LA GACETA, al día siguiente del hallazgo del cuerpo, fue a buscar a la misteriosa mujer. No la pudo encontrar, pero sí a los familiares que la habían recibido en su casa. Marta Leyes, que se declaró amiga íntima, dijo que Reales no se encontraba porque había ido a declarar a la Policía Federal.
“Su situación me tiene preocupada porque su marido en Buenos Aires debe estar al tanto de lo que pasó por su aparición en los medios”, indicó la joven, que confirmó que el sábado 21 había concurrido a bailar a la discoteca Chesterfield. José Moreno, propietario del centro nocturno, confirmó la presencia de ambas mujeres en el local y de al menos dos personas con tonada porteña. Pero además aportó otro dato: la whiskería no había funcionado con normalidad por un corte de luz que comenzó pasada la 1 y se solucionó a las 5.30, aproximadamente. Sin embargo, las autoridades de Agua y Energía -la empresa prestadora del servicio- desmintieron que esa zona se haya quedado sin suministro durante ese horario, como aseguba el propietario de la disco.
Contradicciones
En medio de tantas contradicciones, los investigadores manejaron dos teorías sobre la situación de Reales. La primera es que ella había escuchado hablar a los secuestradores sobre el final que tuvo Berardi y la segunda, que formaba parte del grupo y se encontraba recorriendo la zona para asegurarse de que alguien encontrara el cuerpo, ya que habían sido los mismos captores los que avisaron que estaba en el lugar. Pero esa es otra de las dudas que surgieron en el caso. Lo concreto es que nunca fue procesada por la Justicia.
El trágico desenlace que tuvo el secuestro también dejó al descubierto las falencias que se cometieron en la escena del crimen. El primero en intervenir fue el juez Alberto Granada, cuando en realidad debió haber intervenido el juez Parache, que estaba al frente de las investigaciones y que varias horas después se enteró de la novedad. Por esos celos increíbles que existían en esos días -también sucede en la actualidad- la Policía provincial no avisó a los especialistas de la Federal que llevaban adelante la pesquisa, sino que se enteraron de casualidad.
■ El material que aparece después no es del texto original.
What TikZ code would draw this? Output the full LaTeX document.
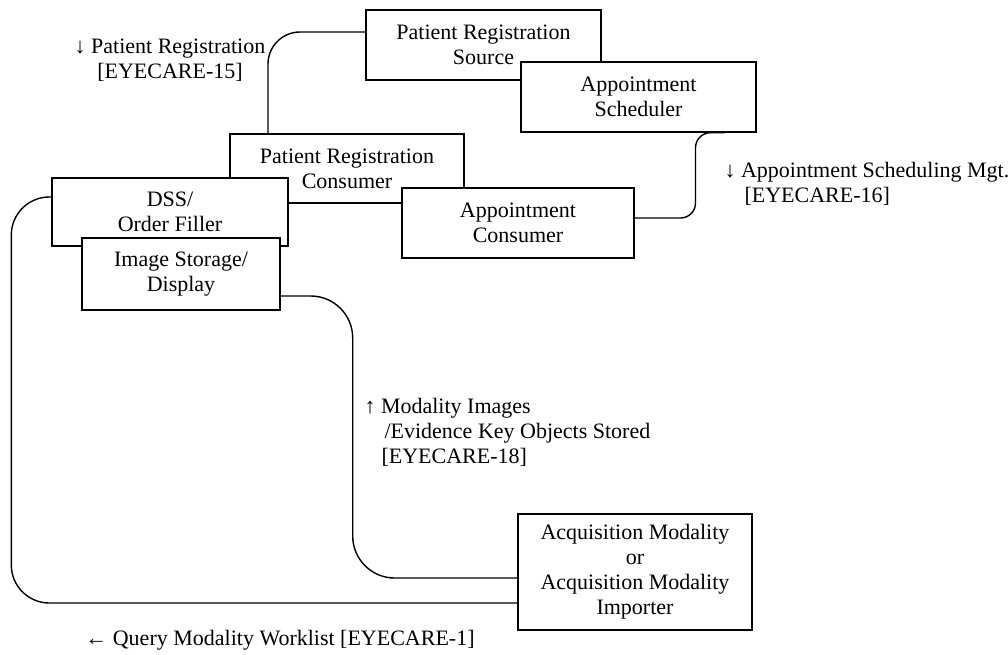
\documentclass[tikz,border=0pt]{standalone}
\usepackage{fontspec}
\setmainfont{Liberation Serif}
\usepackage{tikz}

\begin{document}
\begin{tikzpicture}[x=1pt,y=-1pt,
    actor/.style={draw,fill=white,line width=1.4pt,align=center,inner sep=0pt},
    link/.style={line width=1.4pt},
    every node/.style={font=\fontsize{22}{25}\selectfont}]
    \useasboundingbox (0,0) rectangle (1008,654);
    % Draw the actor boxes (later ones lie on top)
    \foreach \name/\x/\y/\w/\h/\txt in {
      prsrc/483.5/45/235/70/{Patient Registration\\Source},
      apsched/638.5/97/235/70/{Appointment\\Scheduler},
      prcons/347/168.5/234/69/{Patient Registration\\Consumer},
      dss/170/212/236/68/{DSS/\\Order Filler},
      imgdisp/181/274/198/72/{Image Storage/\\Display},
      apcons/518/223/232/70/{Appointment\\Consumer},
      acqmod/635/572/234/116/{Acquisition Modality\\or\\Acquisition Modality\\Importer}}{
      \node[actor,minimum width=\w pt,minimum height=\h pt] (\name) at (\x,\y) {\txt};
    }
    % Draw the transactions
    \draw[link,rounded corners=32pt] ([yshift=13pt]prsrc.west) -| ([xshift=-79pt]prcons.north);
    \draw[link,rounded corners=15pt] ([xshift=86pt]apsched.south) -- ++(-29,0) |- ([yshift=5pt]apcons.east);
    \draw[link,rounded corners=42pt] ([yshift=-22pt]imgdisp.east) -- ++(72,0) |- ([yshift=-6pt]acqmod.west);
    \draw[link,rounded corners=38pt] ([yshift=15pt]dss.west) -- ++(-40,0) |- ([yshift=-31pt]acqmod.west);
    % Label the transactions
    \node[align=center] (lblreg) at (170,60) {↓ Patient Registration\\{}[EYECARE-15]};
    \node[align=left,anchor=west] (lblsched) at (721,184) {↓ Appointment Scheduling Mgt.\\\hspace*{20pt}[EYECARE-16]};
    \node[align=left,anchor=west] (lblimg) at (361,432) {↑ Modality Images\\\hspace*{20pt}/Evidence Key Objects Stored\\\hspace*{17pt}[EYECARE-18]};
    \node (lblwork) at (280,640) {← Query Modality Worklist [EYECARE-1]};
  \end{tikzpicture}
\end{document}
La falta de medios indispensables también complicó todo. Los peritos tardaron horas en llegar por falta de movilidad y la mayoría de ellos lo hizo a cuentagotas, en sus autos particulares. Como no había ambulancia disponible, el cuerpo del empresario fue trasladado en la caja de una camioneta los casi 30 kilómetros que separan Bella Vista de la morgue de Lastenia. Y la escena se completó cuando los policías empujaban los viejos Ford Falcon para que pudieran arrancar y emprender el viaje de regreso. Entonces debían comenzar a transitar otro camino: encontrar a los autores del crimen.